--- Begin EXTRACTED INFORMATION ---
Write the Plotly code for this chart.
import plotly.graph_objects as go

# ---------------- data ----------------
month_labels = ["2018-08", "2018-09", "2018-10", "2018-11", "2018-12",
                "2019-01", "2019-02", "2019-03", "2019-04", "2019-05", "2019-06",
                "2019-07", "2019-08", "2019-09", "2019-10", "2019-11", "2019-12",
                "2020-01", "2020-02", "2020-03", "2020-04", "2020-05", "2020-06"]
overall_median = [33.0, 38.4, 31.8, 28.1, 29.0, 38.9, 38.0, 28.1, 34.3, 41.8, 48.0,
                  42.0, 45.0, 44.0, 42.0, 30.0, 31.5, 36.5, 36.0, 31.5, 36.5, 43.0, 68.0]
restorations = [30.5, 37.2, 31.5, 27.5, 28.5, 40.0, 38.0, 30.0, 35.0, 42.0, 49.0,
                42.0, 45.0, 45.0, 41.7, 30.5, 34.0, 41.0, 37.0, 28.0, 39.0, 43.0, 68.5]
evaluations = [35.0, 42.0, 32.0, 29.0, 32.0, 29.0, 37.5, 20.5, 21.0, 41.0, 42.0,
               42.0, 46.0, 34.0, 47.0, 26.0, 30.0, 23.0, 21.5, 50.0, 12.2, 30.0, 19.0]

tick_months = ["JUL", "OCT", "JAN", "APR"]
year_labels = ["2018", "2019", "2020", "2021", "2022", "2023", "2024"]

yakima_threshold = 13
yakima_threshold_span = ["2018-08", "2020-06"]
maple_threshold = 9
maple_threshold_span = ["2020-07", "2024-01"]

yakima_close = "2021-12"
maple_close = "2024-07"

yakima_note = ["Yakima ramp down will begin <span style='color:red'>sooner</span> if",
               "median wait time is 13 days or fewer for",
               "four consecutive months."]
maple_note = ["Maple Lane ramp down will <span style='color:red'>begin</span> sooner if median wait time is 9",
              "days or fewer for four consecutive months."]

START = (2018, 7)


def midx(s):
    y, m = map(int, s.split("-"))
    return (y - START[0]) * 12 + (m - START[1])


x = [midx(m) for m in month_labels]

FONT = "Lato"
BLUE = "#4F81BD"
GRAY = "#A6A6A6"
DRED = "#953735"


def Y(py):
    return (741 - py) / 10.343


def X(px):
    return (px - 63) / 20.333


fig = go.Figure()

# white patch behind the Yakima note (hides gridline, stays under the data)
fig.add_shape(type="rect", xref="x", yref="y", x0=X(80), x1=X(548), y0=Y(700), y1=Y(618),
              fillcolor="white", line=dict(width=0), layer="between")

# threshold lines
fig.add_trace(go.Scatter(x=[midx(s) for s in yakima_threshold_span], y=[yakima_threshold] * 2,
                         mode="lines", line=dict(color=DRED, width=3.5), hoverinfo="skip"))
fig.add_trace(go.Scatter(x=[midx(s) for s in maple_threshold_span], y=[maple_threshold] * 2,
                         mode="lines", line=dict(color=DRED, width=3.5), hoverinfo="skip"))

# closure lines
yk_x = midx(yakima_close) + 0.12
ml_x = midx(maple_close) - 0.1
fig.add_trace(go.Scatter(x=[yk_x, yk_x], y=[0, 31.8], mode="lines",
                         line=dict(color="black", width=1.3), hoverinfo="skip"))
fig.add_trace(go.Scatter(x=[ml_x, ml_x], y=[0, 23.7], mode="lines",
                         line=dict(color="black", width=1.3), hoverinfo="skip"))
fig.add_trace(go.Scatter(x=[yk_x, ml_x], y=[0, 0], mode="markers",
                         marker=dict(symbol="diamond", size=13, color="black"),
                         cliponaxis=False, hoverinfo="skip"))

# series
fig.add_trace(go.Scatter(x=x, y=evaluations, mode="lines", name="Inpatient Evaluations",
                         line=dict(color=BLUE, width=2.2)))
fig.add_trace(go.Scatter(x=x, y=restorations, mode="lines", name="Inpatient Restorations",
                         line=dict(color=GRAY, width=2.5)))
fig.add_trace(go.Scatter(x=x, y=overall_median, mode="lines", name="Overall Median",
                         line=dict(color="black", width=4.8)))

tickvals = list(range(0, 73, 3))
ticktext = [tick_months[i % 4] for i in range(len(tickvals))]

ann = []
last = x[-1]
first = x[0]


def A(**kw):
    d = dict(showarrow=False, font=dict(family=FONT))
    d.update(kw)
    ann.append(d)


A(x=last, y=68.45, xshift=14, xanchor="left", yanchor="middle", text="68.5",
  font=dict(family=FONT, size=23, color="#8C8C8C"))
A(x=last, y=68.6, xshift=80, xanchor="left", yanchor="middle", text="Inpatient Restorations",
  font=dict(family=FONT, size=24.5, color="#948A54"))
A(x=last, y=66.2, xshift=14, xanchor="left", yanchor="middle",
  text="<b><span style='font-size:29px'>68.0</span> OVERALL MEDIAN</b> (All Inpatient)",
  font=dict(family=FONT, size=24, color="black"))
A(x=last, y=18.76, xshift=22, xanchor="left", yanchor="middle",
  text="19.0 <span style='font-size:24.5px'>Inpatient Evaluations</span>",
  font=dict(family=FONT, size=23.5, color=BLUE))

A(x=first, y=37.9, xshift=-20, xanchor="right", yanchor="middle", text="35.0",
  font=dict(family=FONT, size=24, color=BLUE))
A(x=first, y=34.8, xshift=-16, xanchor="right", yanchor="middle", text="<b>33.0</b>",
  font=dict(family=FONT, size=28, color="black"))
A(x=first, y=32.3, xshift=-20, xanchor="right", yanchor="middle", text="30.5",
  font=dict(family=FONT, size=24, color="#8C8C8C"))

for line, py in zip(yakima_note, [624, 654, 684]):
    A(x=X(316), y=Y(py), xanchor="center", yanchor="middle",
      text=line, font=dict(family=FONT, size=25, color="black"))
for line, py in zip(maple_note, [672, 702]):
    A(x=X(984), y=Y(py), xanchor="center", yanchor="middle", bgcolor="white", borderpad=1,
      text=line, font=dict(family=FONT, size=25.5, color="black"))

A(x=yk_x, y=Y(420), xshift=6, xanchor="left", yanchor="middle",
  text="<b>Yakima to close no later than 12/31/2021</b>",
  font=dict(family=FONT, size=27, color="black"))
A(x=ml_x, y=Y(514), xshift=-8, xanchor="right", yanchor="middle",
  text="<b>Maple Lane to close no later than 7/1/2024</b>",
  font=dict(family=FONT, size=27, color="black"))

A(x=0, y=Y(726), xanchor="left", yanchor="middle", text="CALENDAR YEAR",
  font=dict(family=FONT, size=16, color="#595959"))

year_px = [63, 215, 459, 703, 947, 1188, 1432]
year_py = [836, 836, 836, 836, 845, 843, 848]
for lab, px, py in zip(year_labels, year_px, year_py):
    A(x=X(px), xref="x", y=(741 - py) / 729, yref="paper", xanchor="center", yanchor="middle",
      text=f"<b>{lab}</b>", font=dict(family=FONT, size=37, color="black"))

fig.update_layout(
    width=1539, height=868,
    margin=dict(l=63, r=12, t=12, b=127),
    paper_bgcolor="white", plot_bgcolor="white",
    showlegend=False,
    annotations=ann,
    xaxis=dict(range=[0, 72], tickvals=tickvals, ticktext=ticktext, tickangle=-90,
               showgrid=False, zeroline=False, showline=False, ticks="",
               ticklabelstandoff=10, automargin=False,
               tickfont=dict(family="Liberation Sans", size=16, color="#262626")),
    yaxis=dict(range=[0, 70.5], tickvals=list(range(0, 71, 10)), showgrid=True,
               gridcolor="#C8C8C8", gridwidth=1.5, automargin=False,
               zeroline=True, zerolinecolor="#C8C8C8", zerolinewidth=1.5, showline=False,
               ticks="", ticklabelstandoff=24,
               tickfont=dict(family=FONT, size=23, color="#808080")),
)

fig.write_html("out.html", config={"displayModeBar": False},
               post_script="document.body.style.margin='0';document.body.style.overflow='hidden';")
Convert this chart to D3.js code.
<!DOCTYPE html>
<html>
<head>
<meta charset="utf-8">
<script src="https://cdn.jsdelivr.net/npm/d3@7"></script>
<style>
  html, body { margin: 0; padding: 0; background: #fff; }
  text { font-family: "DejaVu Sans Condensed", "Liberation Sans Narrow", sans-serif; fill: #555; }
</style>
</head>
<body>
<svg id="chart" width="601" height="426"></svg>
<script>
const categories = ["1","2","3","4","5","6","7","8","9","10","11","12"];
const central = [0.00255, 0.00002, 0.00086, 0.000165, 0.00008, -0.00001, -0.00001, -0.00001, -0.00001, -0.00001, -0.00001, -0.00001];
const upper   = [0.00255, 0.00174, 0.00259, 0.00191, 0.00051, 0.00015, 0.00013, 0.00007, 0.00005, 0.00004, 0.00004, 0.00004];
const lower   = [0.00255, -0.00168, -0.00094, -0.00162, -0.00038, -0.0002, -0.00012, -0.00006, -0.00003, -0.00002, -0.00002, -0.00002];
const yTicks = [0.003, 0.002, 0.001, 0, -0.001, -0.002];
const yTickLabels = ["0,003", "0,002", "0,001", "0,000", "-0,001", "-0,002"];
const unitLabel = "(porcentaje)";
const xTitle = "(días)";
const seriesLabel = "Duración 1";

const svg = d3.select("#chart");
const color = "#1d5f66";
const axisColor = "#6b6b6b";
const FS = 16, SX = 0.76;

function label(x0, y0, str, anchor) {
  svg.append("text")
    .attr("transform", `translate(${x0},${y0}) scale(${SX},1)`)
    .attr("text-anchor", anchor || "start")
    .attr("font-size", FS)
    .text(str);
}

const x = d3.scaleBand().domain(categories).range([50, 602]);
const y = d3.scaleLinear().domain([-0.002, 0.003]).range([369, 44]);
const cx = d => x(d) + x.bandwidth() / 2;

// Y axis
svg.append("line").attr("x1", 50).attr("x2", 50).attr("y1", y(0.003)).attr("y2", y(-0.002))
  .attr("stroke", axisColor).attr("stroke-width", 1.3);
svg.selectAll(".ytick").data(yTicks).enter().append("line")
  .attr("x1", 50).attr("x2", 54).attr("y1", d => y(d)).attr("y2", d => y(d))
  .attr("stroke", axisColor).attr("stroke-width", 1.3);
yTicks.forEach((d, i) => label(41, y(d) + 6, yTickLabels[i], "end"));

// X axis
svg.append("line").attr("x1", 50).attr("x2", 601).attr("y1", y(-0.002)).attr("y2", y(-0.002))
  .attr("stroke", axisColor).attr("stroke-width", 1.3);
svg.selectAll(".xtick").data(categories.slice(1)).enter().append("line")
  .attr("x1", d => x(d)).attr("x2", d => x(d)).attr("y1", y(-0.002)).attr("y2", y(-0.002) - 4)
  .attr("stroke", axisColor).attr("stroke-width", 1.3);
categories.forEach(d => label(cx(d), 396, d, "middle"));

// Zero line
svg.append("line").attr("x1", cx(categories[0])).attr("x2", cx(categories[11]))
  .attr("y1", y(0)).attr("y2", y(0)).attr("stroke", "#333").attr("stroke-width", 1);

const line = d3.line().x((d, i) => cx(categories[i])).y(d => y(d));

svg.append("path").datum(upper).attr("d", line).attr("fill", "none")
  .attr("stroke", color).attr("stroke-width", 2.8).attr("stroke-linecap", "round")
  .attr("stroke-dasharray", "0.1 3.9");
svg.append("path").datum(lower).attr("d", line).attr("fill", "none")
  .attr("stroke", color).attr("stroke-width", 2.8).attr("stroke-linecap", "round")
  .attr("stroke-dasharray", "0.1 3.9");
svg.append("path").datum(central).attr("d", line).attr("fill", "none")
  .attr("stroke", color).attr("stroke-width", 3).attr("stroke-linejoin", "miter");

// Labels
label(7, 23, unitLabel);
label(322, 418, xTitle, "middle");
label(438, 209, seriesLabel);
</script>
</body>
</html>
--- End EXTRACTED INFORMATION ---
WHAT IS BEING ASKED:
Show the lines of the records that include the string "chart".

SOLUTION:
Write the Plotly code for this chart.
Convert this chart to D3.js code.
<svg id="chart" width="601" height="426"></svg>
const svg = d3.select("#chart");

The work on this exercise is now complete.